Ghana needs $1.5b to meet MDG sanitation target
A programme officer of the Environmental Health and Sanitation Directorate (EHSD) of the Ministry of Local Government and Rural Development, Mr. Kweku Quansah, has disclosed that Ghana requires about $1.5 billion within the next five years at the peak of the Millennium Development Goals (MDG) target, in order to attain the MDG in Sanitation.
He said this means that annually the country will need a capital investment of about $300 million to be able to attain the sanitation MDG target.
Mr. Quansah, who disclosed this in an interview with this reporter in Sunyani Tuesday, said the political authorities, donors and households are ready to invest this much to push the sanitation coverage up, “because in the whole of West Africa we are last but one and it doesn’t auger well because Ghana has done well in so many areas but unfortunately in sanitation we are lagging behind and there is the need to double up ourselves and ensure that we achieve the MDG target.”

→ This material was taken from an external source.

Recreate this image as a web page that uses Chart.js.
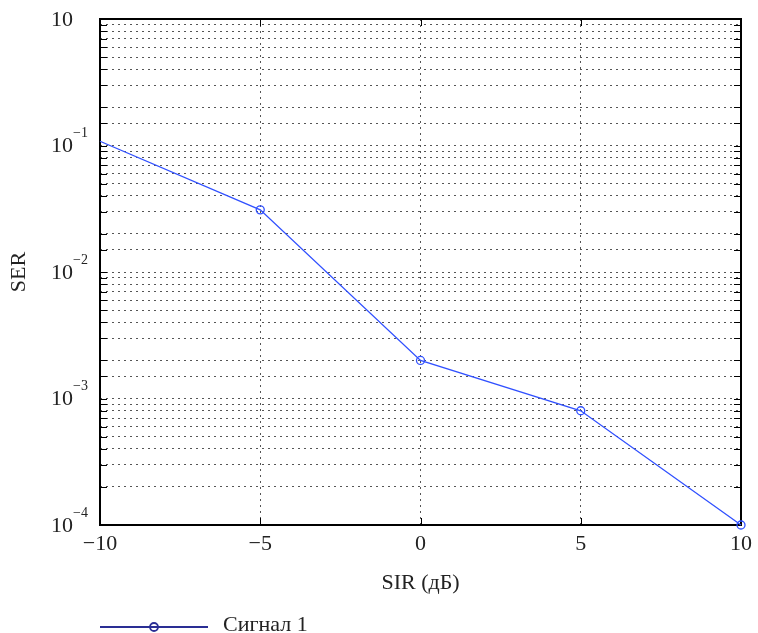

He however hastened to add that it is not likely Ghana might achieve the target, adding that the MDG target is only the basic target required for sanitation coverage and not the ultimate.
Mr. Kweku Quansah said “after the MDG we still have to work hard to let our people have decent latrines, and that is what we are working towards, so we should not discourage anybody that we might miss the MDGs.”
According to him, “the most important thing is that it is going to ignite the fire for us to move ahead, and after MDGs attain some of the targets we have set for ourselves and it is important for the sector to do that.”
Speaking to the coverage of water and sanitation issues in Ghana for the past five years, Mr. Kweku Quansah told this reporter that in the sanitation sector Ghana has not been doing well at all.
He said improved sanitation (improved latrines) in households was around 10%, moved to 11%, while the latest figures released by the Joint Monitoring Platform (JMP) of the World Health Organisation (WHO) and the United Nations Children’s Fund (UNICEF), in collaboration with the Water and Sanitation Monitoring Platform (WSMP) in Ghana pegged the country’s performance at 12.4%.
The programme officer, who was a participant at a two-day Annual Review Workshop of WaterAid, Ghana and its partners, lamented that Ghana is only moving marginally, and that the pace is very slow with respect to improvement in the Water, Sanitation and Hygiene sector. “We need to really double up and this requires funding,” he asserted.
He was very hopeful however, that Government, development partners and individual Ghanaians will make available the needed funds to push the water and sanitation sector forward because sanitation is life, dignity and can improve school-girl education , saying it is at the core centre of the eight MDGs.
Mr. Quansah urged the private sector to be involved, participate and support work in the sector, as 80% of the work in the sanitation sector is ceded to them, adding that because sanitation is about behavioural change, once they assist in attaining that the problems of sanitation would be 50% solved.